WT: How does this project is completed, will people leave the filters installed on their machines, will you check up on them? How does closure work?

Harrison: Everyone in Parry Sound that has this installed gets to keep their filter, so that’s great for the households that already have it. As far as giving a filter for Christmas, a lot of locations simply can’t fit these filters in, a lot of laundry rooms just don’t allow the space to install this. It’s best to have the filter be part of the laundry machine. I don’t know if we mentioned this, ON Bill 279, it’s past first reading, we are trying to get eyes on it, trying to get support for it. This bill is saying all new laundry machines must be built with this filter.

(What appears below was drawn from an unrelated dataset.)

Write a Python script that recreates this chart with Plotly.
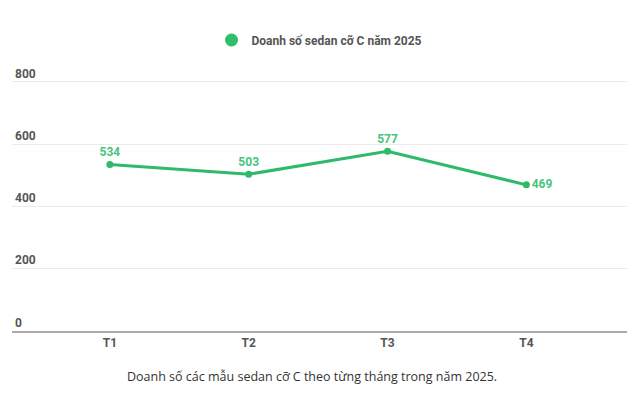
import plotly.graph_objects as go

months = ["T1", "T2", "T3", "T4"]
sales = [534, 503, 577, 469]
label_pos = ["top center", "top center", "top center", "middle right"]
y_ticks = [0, 200, 400, 600, 800]
series_name = "Doanh số sedan cỡ C năm 2025"
caption = "Doanh số các mẫu sedan cỡ C theo từng tháng trong năm 2025."

green = "#2dbb6b"

fig = go.Figure()
fig.add_trace(go.Scatter(
    x=months, y=sales, mode="lines+markers+text",
    name=series_name, showlegend=False,
    line=dict(color=green, width=3),
    marker=dict(color=green, size=7),
    text=[str(v) for v in sales],
    textposition=label_pos,
    textfont=dict(family="Roboto", size=12, color="#48c47e", weight="bold"),
    cliponaxis=False,
))
# legend-only entry (circle marker without line)
fig.add_trace(go.Scatter(
    x=[None], y=[None], mode="markers", name=series_name,
    marker=dict(color="#2fbf6a", size=13), showlegend=True,
))

fig.update_layout(
    width=631, height=399,
    margin=dict(l=12, r=4, t=63, b=68, autoexpand=False),
    paper_bgcolor="white", plot_bgcolor="white",
    font=dict(family="Roboto", size=12, color="#555"),
    showlegend=True,
    legend=dict(orientation="h", x=0.5, xanchor="center",
                yref="container", y=1 - 40 / 399, yanchor="middle",
                font=dict(family="Roboto", size=12, color="#555", weight="bold"),
                itemsizing="trace"),
    xaxis=dict(
        range=[-0.705, 3.725], showgrid=False, zeroline=False,
        showline=True, linecolor="#aaaaaa", linewidth=1.5,
        ticks="", tickfont=dict(family="Roboto", size=12, color="#555", weight="bold"),
        automargin=False,
    ),
    yaxis=dict(
        range=[0, 860], tickvals=y_ticks, ticktext=[str(v) for v in y_ticks],
        showgrid=True, gridcolor="#ebebeb", gridwidth=1,
        zeroline=False, showline=False, ticks="",
        ticklabelposition="inside top", automargin=False,
        tickfont=dict(family="Roboto", size=12, color="#555", weight="bold"),
    ),
    annotations=[dict(
        text=caption,
        xref="paper", yref="paper", x=0.4886, y=-0.168,
        xanchor="center", yanchor="middle",
        showarrow=False, font=dict(family="Open Sans", size=12.5, color="#333"),
    )],
)

fig.write_html(
    "out.html",
    config={"displayModeBar": False},
    post_script="document.body.style.margin='0';document.body.style.overflow='hidden';",
)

WT: I want to applaud you, as people doing real things for the environment, not just green-wash speaking at a party. The EU, specifically a company in Slovakia has a closed loop system, you take the screen out with the microfiber, then send it back, they recycle the fibers at their own warehouse. Is that a workable model in Canada?

Erdle: Yes, I think it could be, obviously the Canadian context is different from Europe as to scale and population density. It's an interesting model, interesting concept. It needs to be bigger to work for Canadians at scale but could be a possibility.

WT: Every Canadian should send you a Christmas card and say thanks for what you are doing. Everyone involved should be proud, thanks for what you do.